Ce furent les années où l’on prêta pour la première fois attention à l’écologie, les années où les citadin/es partirent volontiers en « communauté » pour aller « élever des moutons dans le Larzac ». Les hommes portèrent bientôt les cheveux aussi longs que les femmes, il n’était pas rare qu’elles les portent plus courts qu’eux, les vêtement unisexes firent leur apparition et le jean fut roi pour les deux sexes. Ce fut, apparemment, une véritable libération, l’affranchissement d’une manière de vivre soudain obsélète, dépassée. Ce le fut véritablement du point de vue sexuel car, en ces temps où le SIDA ne menaçait pas encore, les femmes avaient une liberté toute neuve et la pillule en poche.
Mais qu’en fut-il vraiment et à qui profita réellement cette liberté si chèrement, si durement et si fraîchement acquise, cette liberté si fragile que les femmes venaient tout juste de conquérir, l’arrachant bien souvent par la lutte contre les familles, l’entourage ? Si les garçons connurent quelques discussions pour la longueur de leurs cheveux, il en coûta bien davantage à celles qui choisirent d’avorter où se retrouvèrent à devoir élever seule un enfant.

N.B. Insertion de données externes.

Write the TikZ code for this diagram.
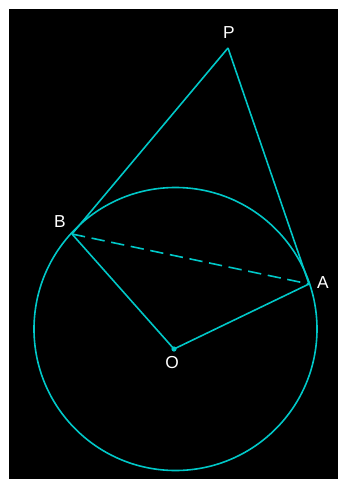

Les femmes avaient désormais leur permis de conduire et parfois leur voiture. Tout d’un coup, « la femme au volant » n’était plus « la mort au tournant » ; c’était bien pratique pour accompagner les mômes à l’école avant d’aller travailler. Les mômes qu’elles accompagnaient à l’école avant d’aller travailler. Mais, en dehors des véhicules, tout ce qui était « technique » restait pour elles quasiment tabou. Rien en ces années ne fut plus macho que la pop music. Les groupes qui chantaient la rébellion et la liberté étaient exclusivement masculins. Dans un tel panorama, une Janis Joplin fait figure d’exception, et ce n’est sans doute pas un hasard si elle mourrut jeune. Les « chaînes hi-fi » qui étaient comme les guitares Fender le fin du fin étaient autant de prérogatives masculines. Les filles pouvaient bien mettre un disque, mais il n’était pas question qu’elles se mêlent de régler les bass et autres trebbles, et si par hasard elles se hasardaient à trifouiller les boutons, on pouvait être sûr qu’un quelconque mâle de la bande ou du groupe rappliquait vite fait pour prendre la direction des manipulations. La technique, c’était leur chasse gardée, et gardée jalousement. Ils ne manquaient pas de vous décocher un regard sombre pour vous éloigner et souligner ainsi leur domination sur les instruments. Ils étaient loin de se précipiter avec une telle célérité sur les casseroles en cuisine. Aujourd’hui l’informatique a fait son apparition, et pratiquement chaque foyer, chaque famille possède un ordinateur. Tous les employés s’en servent, les femmes, nombreuses dans le tertiaire, aussi. Mais bien peu sont véritablement informaticiennes, ingénieures dans cette discipline. Elles ont en général davantage que les hommes soin du matériel, qu’elles détériorent moins, mais sont plus appréhensives, ont davantage peur sinon de se tromper, d’endommager, de casser quelque chose. Elles se retrouvent plus inhibées devant cette nouvelle technologie que leurs congénères masculins. Et, si elles se servent aussi bien qu'eux d'un ordinateur, eux semblent ne pas encore avoir appris à programmer la machine à laver.
Commentaires :
stupidchick
J'étais justement en train d'y penser, aux femmes pour qui avoir le permis a tout simplement signifé emmener les enfants à l'école, aux sorties du mercredi.
Quant aux instruments et à la technique, j'ai l'impression de lire ma propre expérience. "Attends, je vais te régler ton ampli".